BALTIMORE - UMBC Athletics will host a very special Hall of Fame Induction on the evening of Friday, April 5, 2019.
The class of 2019 will consist of former standout student-athletes Marcus Gross, men's soccer '06, and Drew Westervelt, men's lacrosse, '07, and legendary UMBC head coaches Pete Caringi, Jr., and Don Zimmerman.
The event will be held at the brand-new UMBC Event Center and bring many alumni and guests back to campus for a first-look at the state-of-the-art facility. There will be a reception at 6:00 p.m., followed by dinner and program at 7:00 p.m. Tickets are $100.00 and online registration will be available later this month.
Please contact Liz Frediani, Assistant Director for Special Events & Projects, at 410-455-6352 or email@example.com for additional information.
Gross and Westervelt were previously tabbed for the honor, but have not been able to attend the formal induction ceremony. They will be joined by the coaches that guided and mentored them during their tenures, along with hundreds of Retriever student-athletes for the past three decades.
Gross started at fullback for all 66 games he played at UMBC from 2002-05. He earned America East First Team honors in all three years of competition in the conference, was an All-South selection in 2004 and 2005 and was a 2005 Hermann Award candidate for the nation's top player honor. The native of Barnstaple, England, scored 10 career goals as a fullback and was drafted by the MISL's St. Louis franchise. He graduated in 2006 with a double major in political science and sociology.

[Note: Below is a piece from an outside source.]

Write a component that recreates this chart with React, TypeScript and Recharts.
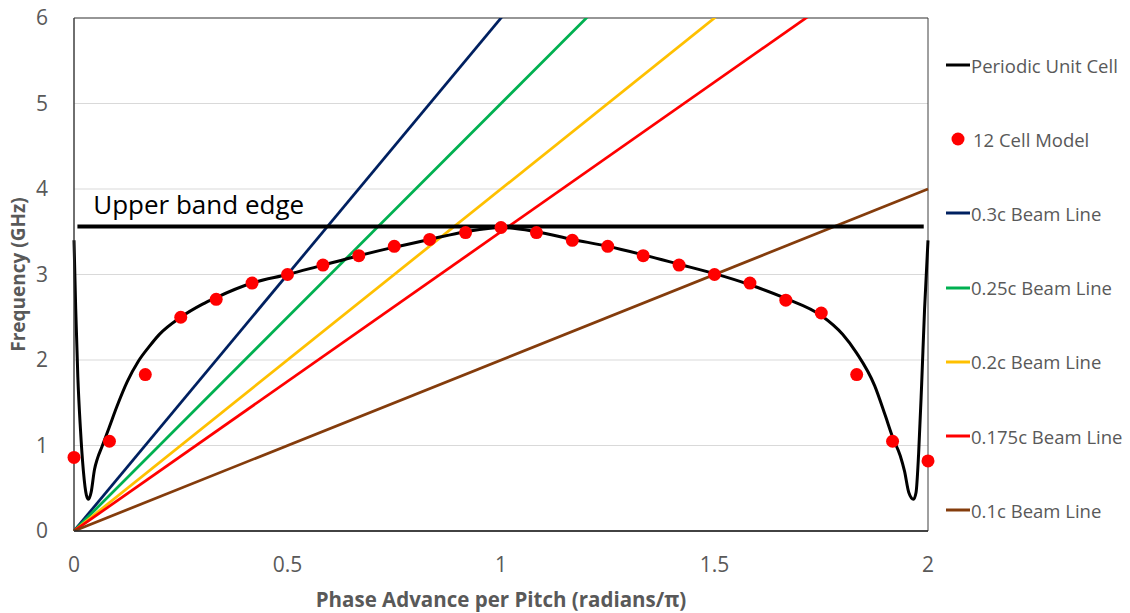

Westervelt competed in a school record 60 games from 2003-07 and scored at least one point in 58 of the 60 contests. He recorded 206 career points, currently third on UMBC's all-time scoring list and became just the fourth player in school history to post 70 or more points in a season when he tallied 71 in 2007, as UMBC advanced to the NCAA quarterfinals. The economics major earned America East honors in all four years and was tabbed to the All-America Third Team in 2007.
The Bel Air, Md. native was the fourth player selected in the 2007 Major League Lacrosse draft (by Denver) and competed professionally both indoors and outdoors for more than a decade. He has also competed in a pair of FIL World Lacrosse Championships (2010, 2014) and won gold with Team USA in 2010.
Caringi, Jr., just completed his 28th season at the helm of Retriever men's soccer, the second-longest tenured head coach in school history. He is a five-time conference (Northeast, America East) Coach of the Year, the 2013 Northeast Region Coach of the Year and the 2014 NSCAA, ECAC and Soccer America Coach of the Year.
The Baltimore native has guided UMBC to 16 conference titles and six NCAA Tournament appearances, including 2014 NCAA College Cup. He has a career record of 293-177-74 and is amongst the nation's top active coaches in victories.
This will be Caringi's fifth Hall of Fame accolade. He is also a member of the National Junior College Athletic Hall of Fame (1994), the Maryland Soccer Hall of Fame (1998), the University of Baltimore Athletic Hall of Fame (2009) and the CCBC- Essex Athletics Hall of Fame (2014).
Zimmerman served as the Retrievers' head coach for 23 seasons (1994-2016) after a successful seven-year tenure at Johns Hopkins University (1984-1990). In May of 1998, the Retrievers defeated top-ranked Maryland, 12-8, which propelled UMBC to its first of back-to-back NCAA Tournament appearances as an at-large team.
Zimmerman piloted the Retrievers to four consecutive NCAA Division I tournament appearances from 2006-09, a feat accomplished for the first time in the school's Division I lacrosse history. He was named America East Conference Coach of the Year by his colleagues in 2006, 2008 and 2009 and earned 2008 Coach of the Year honors in LaxPower's men's lacrosse Fan Awards.
Also a Baltimore native, Zimmerman has previously been inducted into the Greater Baltimore Chapter of the United States Lacrosse Hall of Fame (2003), the Johns Hopkins University Athletics' Hall of Fame (2013) and the U.S. Lacrosse Hall of Fame (2017).